China’s segregated school system hinders migrants
By Julie Greco
When Eli Friedman set out to write his second book, he intended to focus on the segregated education system in China and how it affected teachers’ work, but quickly found that the project moved in an unexpected direction.
“When I started talking to teachers about their work, it just brought up so many other problems,” said Friedman, associate professor and chair of international and comparative labor in the ILR School. “They talked about normal workplace concerns around wages and working hours, but also the bigger problems that really had to do with a broader social environment and the fact that the government was taking all of these steps to make their lives extremely difficult – both the teachers and the families that they were serving.”
“The Urbanization of People,” to be released in May by the Columbia University Press, reveals how cities in China have granted public goods to the privileged while condemning poor and working-class migrants to insecurity, constant mobility and degraded educational opportunities.

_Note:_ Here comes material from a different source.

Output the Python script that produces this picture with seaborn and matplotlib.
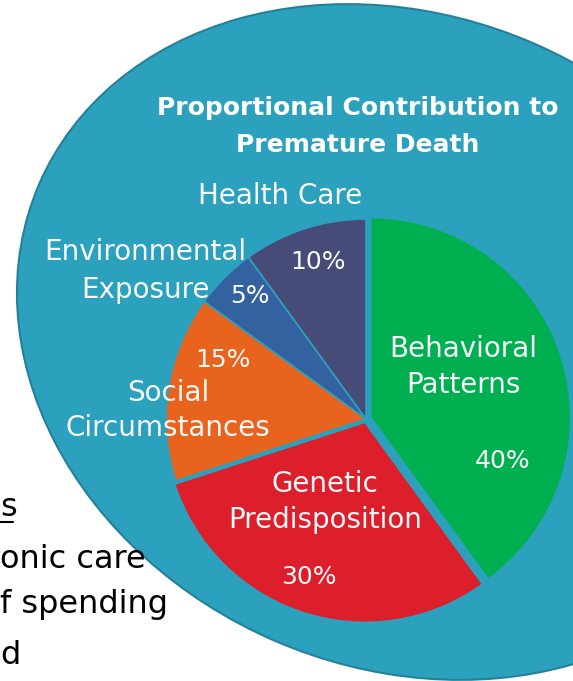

“In China, the public schools are the good schools and the private schools are the bad ones,” Friedman said. “For people excluded from public schools, there is a shadow education system – private schools that receive little or no money from the government. They are totally dependent on tuition, but they serve a poor population, so they operate under unbelievably tight financial constraints.”
Using the schools as a backdrop, Friedman investigates how the state manages flows of people into the city, often by limiting educational opportunities to the children of “migrants” – rural Chinese that move to the large cities for better work opportunities. There are now nearly 300 million such migrants in China who are living outside of their place of official registration, which means they can be denied access to social services.
“In 2014, the government established this ‘population redline’ of 23 million for Beijing and basically told local government officials that they need to find ways of getting rid of some of the ‘less desirable’ people in the cities,” said Friedman. “And they used all kinds of mechanisms, including relocating labor-intensive industries outside of the city, demolishing whole informal settlements, but also demolishing or closing the schools and making it harder for the children of people who are from rural areas to get into public schools within the city and thereby believing, correctly I think, that if the children can’t get into schools, the parents will have to leave.”
Friedman conducted roughly 250 interviews with teachers and migrants in Beijing, as well as in the city of Guangzhou in the south, the city of Guiyang in the southwest, and the city of Chengdu in the western part of the country.
Through his research, Friedman found that when private schools shut down, migrant parents are left in a precarious position. If the parents are lucky, they might find another neighborhood school to take their children. The other options are to move somewhere else – which can affect their work – or to send the children back to the rural area to live with extended family – which has created the phenomenon of nearly 60 million “left behind children” who are living without their parents.
“You set up your life in a particular way and need it to continue that way,” Friedman said. “And if one of legs of that table falls, then everything can collapse.”
Friedman’s first book, “Insurgency Trap: Labor Politics in Postsocialist China,” published in 2014, explored Chinese state-labor relations. Through that book, he first began to hear the concerns of migrant parents.
“In talking to a lot of migrant workers for my first project, their biggest concerns were often not what was happening in the workplace, but about getting their kids into school,” Friedman said. “If you have kids, in order for your life to feel stabilized, you need a job and you need enough money to pay the rent, but you also need to feel like your kids have a future in the place that you live. So oftentimes, education was their bigger concern.
“The migrant workers that are the thread that connects these two projects.”
Julie Greco is a communications specialist in the ILR School.